The Process (is a Process All its Own) by Peter Straub
Subterranean Press (July 2017)
96 pages; $40.00 hardcover
Reviewed by Blu Gilliand

The majority of slasher fiction—whether it’s short stories, books, or movies—tends to focus on the hunt. Here’s a group of thinly-sketched victims, cannon fodder to be creatively knocked off one-by-one; and here’s a killer, often silent, usually masked, his or her motivations as mysterious as their identity. What comes after is, more often than not, a by-the-numbers recreation of the stalk-n-slash formula that’s been a staple of horror since the 1970s.*

With The Process (is a Process All its Own), Peter Straub has written a slasher novella that refuses to play by those well-worn rules. What he’s produced is a rarity—a slasher story that is genuinely haunting. It’s not necessarily what the killer does that is haunting (although it is disturbing); it’s his mindset that is most troubling. Straub shows the inner workings of a man capable of brutally killing and lovingly dismembering another human being, and it’s surreal and nonsensical and utterly impossible to relate to. Seeing that, we quickly understand how helpless, how vulnerable the killer’s victims are, usually well before they come to understand it themselves.

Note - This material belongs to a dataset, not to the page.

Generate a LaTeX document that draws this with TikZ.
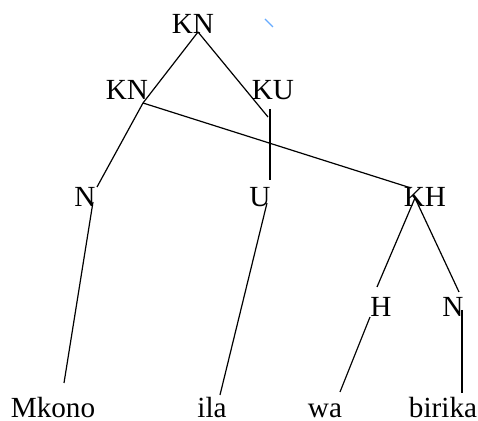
\documentclass[tikz,border=0pt]{standalone}
\usepackage{fontspec}
\setmainfont{Liberation Serif}
\usepackage{tikz}
\tikzset{
  tree_font/.style = {font=\fontsize{14.6}{17}\selectfont},
  label/.style = {tree_font, anchor=base, inner sep=0},
  branch/.style = {line width=0.6pt, black},
  stray/.style = {line width=0.6pt, blue!55!cyan!60}
}
\begin{document}
\begin{tikzpicture}[x=0.5pt, y=-0.5pt]
        \useasboundingbox (0,0) rectangle (478,421);

        % Labels
        \node[label] at (193,34) (kn_top) {KN};
        \node[label] at (127,100) (kn_left) {KN};
        \node[label] at (273,100) (ku) {KU};
        \node[label] at (85,207) (n_left) {N};
        \node[label] at (260,207) (u) {U};
        \node[label] at (425,207) (kh) {KH};
        \node[label] at (381,317) (h) {H};
        \node[label] at (453,317) (n_right) {N};

        % Words
        \node[label] at (53,418) (w_mkono) {Mkono};
        \node[label] at (212,418) (w_ila) {ila};
        \node[label] at (325,418) (w_wa) {wa};
        \node[label] at (443,418) (w_birika) {birika};

        % Branch ends
        \coordinate (kn_top_b) at (198,32);
        \coordinate (kn_left_t) at (143,103);
        \coordinate (ku_t) at (268,117);
        \coordinate (ku_b) at (270,109);
        \coordinate (u_t) at (270,180);
        \coordinate (u_b) at (267,203);
        \coordinate (kh_t) at (411,188);
        \coordinate (kh_b) at (415,198);
        \coordinate (n_left_t) at (97,187);
        \coordinate (n_left_b) at (93,202);
        \coordinate (h_t) at (377,287);
        \coordinate (h_b) at (370,317);
        \coordinate (n_right_t) at (459,292);
        \coordinate (n_right_b) at (462,310);
        \coordinate (mkono_t) at (64,383);
        \coordinate (ila_t) at (220,395);
        \coordinate (wa_t) at (340,392);
        \coordinate (birika_t) at (462,393);
        \coordinate (stray_a) at (265,19);
        \coordinate (stray_b) at (273,27);

        % Lines
        \draw[branch] (kn_top_b)--(kn_left_t);
        \draw[branch] (kn_top_b)--(ku_t);
        \draw[branch] (ku_b)--(u_t);
        \draw[branch] (kn_left_t)--(kh_t);
        \draw[branch] (kn_left_t)--(n_left_t);
        \draw[branch] (n_left_b)--(mkono_t);
        \draw[branch] (u_b)--(ila_t);
        \draw[branch] (kh_b)--(h_t);
        \draw[branch] (kh_b)--(n_right_t);
        \draw[branch] (h_b)--(wa_t);
        \draw[branch] (n_right_b)--(birika_t);
        \draw[stray] (stray_a)--(stray_b);
\end{tikzpicture}
\end{document}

Straub spins his tale in an unconventional manner, dovetailing the story of “The Ladykiller” Tillman Hayward with ghostly tales involving the author Henry James, and, separately, Tillman’s brother Bob. It’s a bit disorienting at first, but trust in Straub and stick with it, as he ties it together with a satisfactory and thought-provoking finale.

The Process (is a Process All its Own) calls to mind the movie Henry: Portrait of a Serial Killer, a movie I admire for its effectiveness and artistry, and a movie which I have no desire to ever watch again. Henry, with a disturbingly matter-of-fact performance by Michael Rooker at its core, shows how killing is just a way of life for some people. Tillman Hayward is one of those people, and these are the kind of people who sometimes walk among us. Tillman Hayward is not a deformed backwoods freak, he’s not a chainsaw-wielding cannibal, and he’s not a silent entity of evil. He’s a man with a very different viewpoint on the value of life; a deadly chameleon hiding in plain sight.

I can, and do, highly recommend this book, but whether you “enjoy” it or not is an entirely different matter.